Searching for the first, in the 1860s

Who invented the game? And why didn’t he apply for a patent, a service available since 1790? Baseball was played in America before Abner Doubleday and Alexander Cartwright were born; both went to their graves not knowing they had invented it. That opens us to a larger story, one that spills out on the web pages of Protoball.
And yet, early baseball patents and advertisements are fascinating because they reveal how and when the new sport — as played by adults — began to penetrate the broader culture. If there was a buck to be made from it, then the audience for the game had grown beyond those who played it.
Francis C. Sebring of Hoboken was the noted pitcher of the Empire club. His “Apparatus for Playing Parlor Base Ball” was depicted in Leslie’s in the issue of December 8, 1866 and advertised for sale in that same month, wholesaled by the Masonic Manufacturing Company and retailed at $3.00 by E.I. Horsman.
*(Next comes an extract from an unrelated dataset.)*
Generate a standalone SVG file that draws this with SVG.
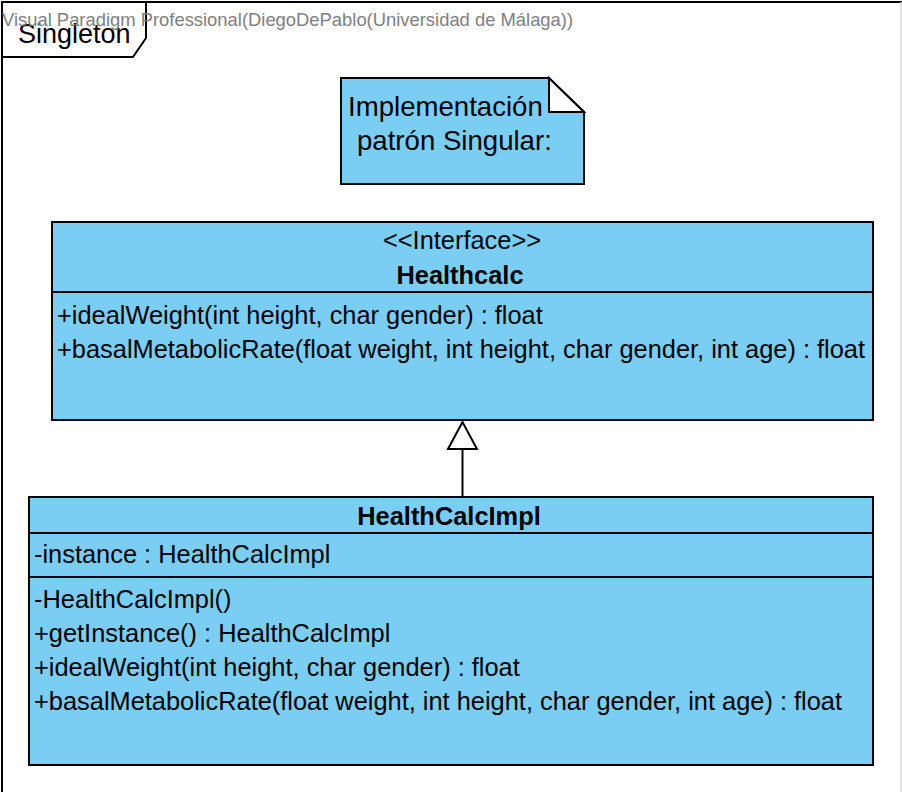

By mid-January 1867 Horsman and other dealers were advised that supply had run out, and more would be ordered.

Leslie’s described Sebring’s game thus: “This game is designed to illustrate the theory of base-ball, [and was] originally designed for the use of an invalid ball-player, but Mr. Sebring … now presents it to the public as the most attractive parlor game in vogue, and one in every way calculated to attract ladies, youths, and amateur ball-players.…”
I was surprised to note that Sebring’s game was not patented until February 4, 1868, and had been preceded to registration by another table game, that of William Buckley, on August 20 of the prior year. (There is no evidence that his game was commercially produced.) No example of either game has survived, alas — though they could be recreated from their detailed diagrams and designs.
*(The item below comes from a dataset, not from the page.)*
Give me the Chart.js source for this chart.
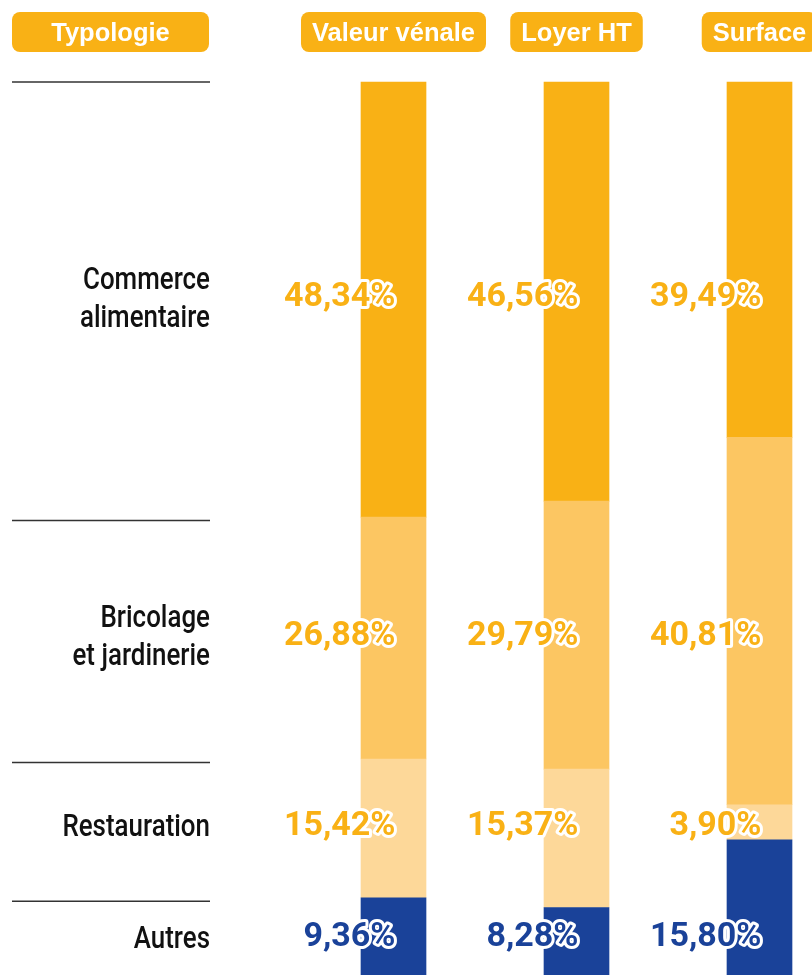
<!DOCTYPE html>
<html><head><meta charset="utf-8">
<script src="https://cdn.jsdelivr.net/npm/chart.js@4/dist/chart.umd.min.js"></script>
<style>html,body{margin:0;padding:0;background:#fff;overflow:hidden}#wrap{position:relative;width:812px;height:975px}</style>
</head><body><div id="wrap"><canvas id="c" width="812" height="975"></canvas></div>
<script>
// ---- data ----
const columns = ['Valeur vénale', 'Loyer HT', 'Surface'];
const headerLabel = 'Typologie';
const categoryNames = [['Commerce', 'alimentaire'], ['Bricolage', 'et jardinerie'], ['Restauration'], ['Autres']];
const commerce = [48.34, 46.56, 39.49];
const bricolage = [26.88, 29.79, 40.81];
const restauration = [15.42, 15.37, 3.90];
const autres = [9.36, 8.28, 15.80];

// ---- styles ----
const ORANGE = '#F9B115';
const NAVY = '#1A4299';
const segColors = ['#F9B115', '#FCC662', '#FDD899', '#1A4299'];
const labelColors = [ORANGE, ORANGE, ORANGE, NAVY];
const seriesTopDown = [commerce, bricolage, restauration, autres];

// datasets stacked bottom -> top
const datasets = seriesTopDown.map((vals, k) => ({
  label: categoryNames[k].join(' '),
  data: vals,
  backgroundColor: segColors[k],
  borderWidth: 0,
  barThickness: 65,
  clip: false,
  catIndex: k
})).reverse();

const fmt = v => v.toFixed(2).replace('.', ',') + '%';

function pill(ctx, x, y, w, h, r) {
  ctx.beginPath();
  if (ctx.roundRect) ctx.roundRect(x, y, w, h, r);
  else ctx.rect(x, y, w, h);
  ctx.fill();
}

const overlay = {
  id: 'overlay',
  afterDatasetsDraw(chart) {
    const ctx = chart.ctx;
    const xs = chart.scales.x;
    const area = chart.chartArea;
    ctx.save();
    // headers
    ctx.font = 'bold 25.5px "Liberation Sans", Arial, sans-serif';
    ctx.fillStyle = ORANGE;
    pill(ctx, 12, 12, 197, 40, 8);
    ctx.fillStyle = '#fff';
    ctx.textAlign = 'center';
    ctx.textBaseline = 'alphabetic';
    ctx.fillText(headerLabel, 110.5, 40.5);
    columns.forEach((c, i) => {
      const cx = xs.getPixelForValue(i);
      const w = ctx.measureText(c).width + 22;
      ctx.fillStyle = ORANGE;
      pill(ctx, cx - w / 2, 12, w, 40, 8);
      ctx.fillStyle = '#fff';
      ctx.fillText(c, cx, 40.5);
    });

    // left column
    chart.data.datasets.forEach((ds, di) => {
      const k = ds.catIndex;
      const el = chart.getDatasetMeta(di).data[0];
      const top = el.y, bottom = el.base;
      const mid = (top + bottom) / 2;
      const ly = k === 0 ? area.top : top + 3.5;
      ctx.strokeStyle = '#333';
      ctx.lineWidth = 1.5;
      ctx.beginPath();
      ctx.moveTo(12, ly);
      ctx.lineTo(210, ly);
      ctx.stroke();

      ctx.font = '500 32px Roboto, "Liberation Sans", sans-serif';
      ctx.fillStyle = '#111';
      ctx.textAlign = 'right';
      ctx.textBaseline = 'middle';
      const lines = categoryNames[k];
      const lh = 38;
      const sx = 0.81;
      lines.forEach((t, j) => {
        ctx.save();
        ctx.translate(210, mid + (j - (lines.length - 1) / 2) * lh);
        ctx.scale(sx, 1);
        ctx.fillText(t, 0, 0);
        ctx.restore();
      });

      // value labels in a row
      ctx.font = 'bold 34px Roboto, "Liberation Sans", sans-serif';
      ctx.lineJoin = 'round';
      ctx.lineWidth = 6;
      ctx.strokeStyle = '#fff';
      ctx.fillStyle = labelColors[k];
      ds.data.forEach((v, i) => {
        const b = chart.getDatasetMeta(di).data[i];
        const tx = b.x + 2;
        const ty = mid - 2;
        ctx.strokeText(fmt(v), tx, ty);
        ctx.fillText(fmt(v), tx, ty);
      });
    });
    ctx.restore();
  }
};

new Chart(document.getElementById('c'), {
  type: 'bar',
  data: { labels: columns, datasets },
  options: {
    responsive: false,
    animation: false,
    layout: { padding: { left: 393.5, right: 52.5, top: 82, bottom: 0 } },
    scales: {
      x: { stacked: true, offset: false, display: false },
      y: { stacked: true, display: false, min: 0.78, max: 100 }
    },
    plugins: { legend: { display: false }, tooltip: { enabled: false } }
  },
  plugins: [overlay]
});
</script>
</body></html>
Searching through the government’s records — this is how old boys have fun — I discovered an even earlier baseball patent: Isaac P. Tice’s “Toy Ball-Player,” registered on July 23, 1867. This was not a game but rather a device — one that would later be used to create mechanical banks, with a pitcher tossing a penny to his catcher, past an ever futile batter.

These patented whizbangs were pioneers of fantasy baseball, it occurred to me. Where were the actual implements of the game?
Even earlier than the patent date of Tice’s toy was that for the spring bat of George W. Hill: October 30, 1866. “The nature of my invention consists in making a slit or slits in or through the upper or thick portion of the bat … where it is designed that the ball shall hit, for the purpose of producing a spring, in order that the ball may be sent a greater distance when hit.”

Oh, boy … steroids inside the bat. But the requirement that bats be made entirely of wood — which outlawed the whalebone or rubber spring inside Hill’s bat — led to laminate concoctions. This culminated in Cap Anson’s use of a bat in 1884 that was made of several separate pieces of ash, jointed and glued together lengthwise; in the center was inserted a rattan rod about one inch square, and composed of 12 strips of rattan firmly glued together, running from end to end of the bat. Was rattan a wood or a plant? I leave that to the botanists.
Although laminate bats were made well into the next century (Babe Ruth tried one in 1920), and were not illegal if made entirely of woods with matching grains, Hill’s spring bat did not endure. As it turns out, his innovation did not even make it the first bat to be patented. That was left to the Reed brothers of Philadelphia, who on July 3, 1866, registered a “design patent” (which was the predecessor of the trademark) for a bat with a grooved and/or scored handle.

It was sold, along with Hill’s bat, by Andrew Peck’s New York City Sporting Emporium, but gave way to bats branded by Peck and his new partner, Irving Snyder. But who, one may ask, made bats and balls before the Civil War?
The answer to that lies not in further digging into patents but into the earliest advertisements for baseball wares, a task for another day.